What to produce:
Without the pictures, extract every line from the start of the material to the line containing "-0.1258, -0.1345, -0.240];", both ends included.

Supplied information:
----------------------------------------

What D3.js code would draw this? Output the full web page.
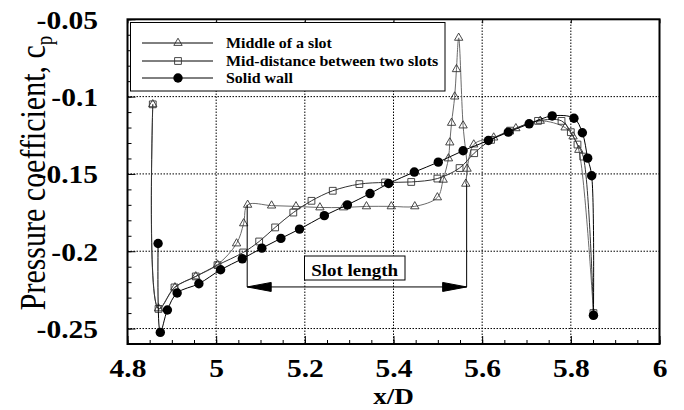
<!DOCTYPE html>
<html>
<head>
<meta charset="utf-8">
<script src="https://cdn.jsdelivr.net/npm/d3@7"></script>
<style>
  body { margin: 0; background: #fff; }
  svg { display: block; }
</style>
</head>
<body>
<svg id="chart"></svg>
<script>
// x/D positions and pressure coefficients
const slotMidX = [4.857, 4.870, 4.907, 4.954, 5.003, 5.046, 5.062, 5.071, 5.125, 5.180, 5.234, 5.287,
  5.339, 5.395, 5.448, 5.499, 5.512, 5.524, 5.527, 5.531, 5.538, 5.542, 5.547, 5.557, 5.566, 5.563,
  5.581, 5.626, 5.676, 5.731, 5.787, 5.805, 5.818, 5.851];
const slotMidY = [-0.105, -0.237, -0.2234, -0.2163, -0.2087, -0.195, -0.182, -0.170, -0.1705, -0.171, -0.1717, -0.1717,
  -0.171, -0.171, -0.171, -0.1652, -0.1538, -0.140, -0.1297, -0.117, -0.100, -0.0823, -0.062, -0.1187, -0.1467, -0.1564,
  -0.131, -0.1265, -0.1205, -0.1157, -0.120, -0.1258, -0.1345, -0.240];

const betweenX = [4.857, 4.870, 4.906, 4.954, 5.003, 5.061, 5.097, 5.133, 5.174, 5.215, 5.263, 5.323,
  5.381, 5.440, 5.499, 5.549, 5.582, 5.620, 5.663, 5.726, 5.779, 5.800, 5.815, 5.828, 5.851];
const betweenY = [-0.105, -0.2373, -0.2234, -0.2163, -0.209, -0.2008, -0.1937, -0.1846, -0.175, -0.1674, -0.1609, -0.1566,
  -0.1555, -0.1552, -0.153, -0.1462, -0.1366, -0.128, -0.122, -0.1157, -0.1157, -0.123, -0.131, -0.1388, -0.240];

const wallX = [4.869, 4.874, 4.890, 4.912, 4.961, 5.010, 5.059, 5.103, 5.146, 5.188, 5.244, 5.296,
  5.347, 5.389, 5.447, 5.501, 5.557, 5.614, 5.659, 5.706, 5.758, 5.807, 5.826, 5.838, 5.847, 5.851];
const wallY = [-0.195, -0.2525, -0.238, -0.227, -0.221, -0.212, -0.2049, -0.198, -0.1917, -0.1857, -0.177, -0.170,
  -0.1627, -0.1562, -0.1488, -0.1424, -0.135, -0.1284, -0.123, -0.1176, -0.1125, -0.114, -0.1234, -0.1398, -0.1512, -0.2415];

const seriesNames = ["Middle of a slot", "Mid-distance between two slots", "Solid wall"];
const xTicks = [4.8, 5, 5.2, 5.4, 5.6, 5.8, 6];
const yTicks = [-0.25, -0.2, -0.15, -0.1, -0.05];

// slot start / end and height of the dimension arrow
const slotStart = 5.07, slotEnd = 5.565, arrowY = -0.2231;

const width = 684, height = 410;
const margin = {top: 19.3, right: 24.5, bottom: 66, left: 127.5};
const serif = "'Liberation Serif', 'Times New Roman', serif";
const stretch = 1.18; // the source figure is a little wider than tall

const svg = d3.select("#chart").attr("width", width).attr("height", height);

const x = d3.scaleLinear().domain([4.8, 6]).range([margin.left, width - margin.right]);
const y = d3.scaleLinear().domain([-0.26, -0.05]).range([height - margin.bottom, margin.top]);

const x0 = x.range()[0], x1 = x.range()[1], y0 = y.range()[0], y1 = y.range()[1];

// dotted grid
const grid = svg.append("g").attr("stroke", "#000").attr("stroke-width", 1).attr("stroke-dasharray", "1.5,1.5");
grid.selectAll(".gx").data(xTicks.slice(1, -1)).join("line")
    .attr("x1", d => x(d)).attr("x2", d => x(d)).attr("y1", y0).attr("y2", y1);
grid.selectAll(".gy").data(yTicks.slice(0, -1)).join("line")
    .attr("x1", x0).attr("x2", x1).attr("y1", d => y(d)).attr("y2", d => y(d));

// axes
function styleAxis(g) {
  g.select(".domain").remove();
  g.selectAll("line").attr("stroke", "#000");
}
svg.append("g")
    .attr("transform", `translate(0,${y0})`)
    .call(d3.axisBottom(x).tickValues(d3.range(4.8, 6.001, 0.05)).tickSize(-4).tickFormat(""))
    .call(styleAxis);
svg.append("g")
    .attr("transform", `translate(${x0},0)`)
    .call(d3.axisLeft(y).tickValues(d3.range(-0.26, -0.0499, 0.01)).tickSize(-4).tickFormat(""))
    .call(styleAxis);
svg.append("g")
    .attr("transform", `translate(0,${y1})`)
    .call(d3.axisTop(x).tickValues(xTicks).tickSize(-4).tickFormat(""))
    .call(styleAxis);

const xAxis = svg.append("g")
    .attr("transform", `translate(0,${y0})`)
    .call(d3.axisBottom(x).tickValues(xTicks).tickSize(-8).tickFormat(d => String(d)))
    .call(styleAxis);
xAxis.selectAll("text")
    .attr("y", 33).attr("dy", 0)
    .attr("transform", `scale(${stretch},1)`)
    .style("font-family", serif).style("font-size", "25px").style("font-weight", "bold").attr("fill", "#000");

const yAxis = svg.append("g")
    .attr("transform", `translate(${x0},0)`)
    .call(d3.axisLeft(y).tickValues(yTicks).tickSize(-8).tickFormat(d => String(d)))
    .call(styleAxis);
yAxis.selectAll("text")
    .attr("x", -29.5 / stretch).attr("dy", "0.36em")
    .attr("transform", `scale(${stretch},1)`)
    .style("font-family", serif).style("font-size", "25px").style("font-weight", "bold").attr("fill", "#000");

// frame
svg.append("rect")
    .attr("x", x0).attr("y", y1).attr("width", x1 - x0).attr("height", y0 - y1)
    .attr("fill", "none").attr("stroke", "#000").attr("stroke-width", 2);

// axis titles
svg.append("text")
    .attr("transform", `translate(${(x0 + x1) / 2},404) scale(${stretch},1)`)
    .attr("text-anchor", "middle")
    .style("font-family", serif).style("font-size", "23px").style("font-weight", "bold")
    .text("x/D");

const yTitle = svg.append("text")
    .attr("transform", `translate(45,173) scale(${stretch},1) rotate(-90)`)
    .attr("text-anchor", "middle")
    .style("font-family", serif).style("font-size", "30px");
yTitle.append("tspan").text("Pressure coefficient, c");
yTitle.append("tspan").attr("dy", 6).style("font-size", "19px").text("p");

// series
const series = [
  {xs: slotMidX, ys: slotMidY, line: "#6a6a6a", marker: "triangle"},
  {xs: betweenX, ys: betweenY, line: "#333", marker: "square"},
  {xs: wallX, ys: wallY, line: "#000", marker: "circle"}
];

const line = d3.line()
    .x(d => x(d[0])).y(d => y(d[1]))
    .curve(d3.curveCatmullRom.alpha(0.5));

function drawMarker(g, kind, cx, cy) {
  if (kind === "circle") {
    g.append("circle").attr("cx", cx).attr("cy", cy).attr("r", 4.7).attr("fill", "#000");
  } else {
    const sym = kind === "triangle" ? d3.symbolTriangle : d3.symbolSquare;
    const size = kind === "triangle" ? 30 : 46;
    g.append("path")
        .attr("d", d3.symbol(sym, size)())
        .attr("transform", `translate(${cx},${cy})`)
        .attr("fill", "none").attr("stroke", "#333").attr("stroke-width", 0.9);
  }
}

series.forEach(s => {
  const pts = s.xs.map((v, i) => [v, s.ys[i]]);
  svg.append("path").datum(pts)
      .attr("d", line)
      .attr("fill", "none").attr("stroke", s.line).attr("stroke-width", 1);
  const mg = svg.append("g");
  pts.forEach(p => drawMarker(mg, s.marker, x(p[0]), y(p[1])));
});

// slot length dimension
const ann = svg.append("g").attr("stroke", "#000").attr("stroke-width", 1);
const ay = y(arrowY);
ann.append("line").attr("x1", x(slotStart)).attr("x2", x(slotStart)).attr("y1", y(-0.170)).attr("y2", ay);
ann.append("line").attr("x1", x(slotEnd)).attr("x2", x(slotEnd)).attr("y1", y(-0.1564)).attr("y2", ay);
ann.append("line").attr("x1", x(slotStart)).attr("x2", x(slotEnd)).attr("y1", ay).attr("y2", ay);
ann.append("path")
    .attr("d", `M${x(slotStart)},${ay} l24,-4.5 l0,9 Z`).attr("fill", "#000");
ann.append("path")
    .attr("d", `M${x(slotEnd)},${ay} l-24,-4.5 l0,9 Z`).attr("fill", "#000");

svg.append("rect")
    .attr("x", 304.5).attr("y", 256).attr("width", 100.5).attr("height", 24)
    .attr("fill", "#fff").attr("stroke", "#000").attr("stroke-width", 1);
svg.append("text")
    .attr("transform", `translate(354.7,276) scale(1.15,1)`)
    .attr("text-anchor", "middle")
    .style("font-family", serif).style("font-size", "16.5px").style("font-weight", "bold")
    .text("Slot length");

// legend
const legend = svg.append("g");
legend.append("rect")
    .attr("x", 130.5).attr("y", 22.5).attr("width", 314.5).attr("height", 68.5)
    .attr("fill", "#fff").attr("stroke", "#000").attr("stroke-width", 1);
const rowsY = [43, 61, 78];
series.forEach((s, i) => {
  legend.append("line").attr("x1", 142).attr("x2", 213).attr("y1", rowsY[i]).attr("y2", rowsY[i])
      .attr("stroke", "#000").attr("stroke-width", 1);
  drawMarker(legend, s.marker, 178, rowsY[i]);
  legend.append("text")
      .attr("transform", `translate(226,${rowsY[i] + 5}) scale(1.14,1)`)
      .style("font-family", serif).style("font-size", "14px").style("font-weight", "bold")
      .text(seriesNames[i]);
});
</script>
</body>
</html>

----------------------------------------

Correct output:
What D3.js code would draw this? Output the full web page.
<!DOCTYPE html>
<html>
<head>
<meta charset="utf-8">
<script src="https://cdn.jsdelivr.net/npm/d3@7"></script>
<style>
  body { margin: 0; background: #fff; }
  svg { display: block; }
</style>
</head>
<body>
<svg id="chart"></svg>
<script>
// x/D positions and pressure coefficients
const slotMidX = [4.857, 4.870, 4.907, 4.954, 5.003, 5.046, 5.062, 5.071, 5.125, 5.180, 5.234, 5.287,
  5.339, 5.395, 5.448, 5.499, 5.512, 5.524, 5.527, 5.531, 5.538, 5.542, 5.547, 5.557, 5.566, 5.563,
  5.581, 5.626, 5.676, 5.731, 5.787, 5.805, 5.818, 5.851];
const slotMidY = [-0.105, -0.237, -0.2234, -0.2163, -0.2087, -0.195, -0.182, -0.170, -0.1705, -0.171, -0.1717, -0.1717,
  -0.171, -0.171, -0.171, -0.1652, -0.1538, -0.140, -0.1297, -0.117, -0.100, -0.0823, -0.062, -0.1187, -0.1467, -0.1564,
  -0.131, -0.1265, -0.1205, -0.1157, -0.120, -0.1258, -0.1345, -0.240];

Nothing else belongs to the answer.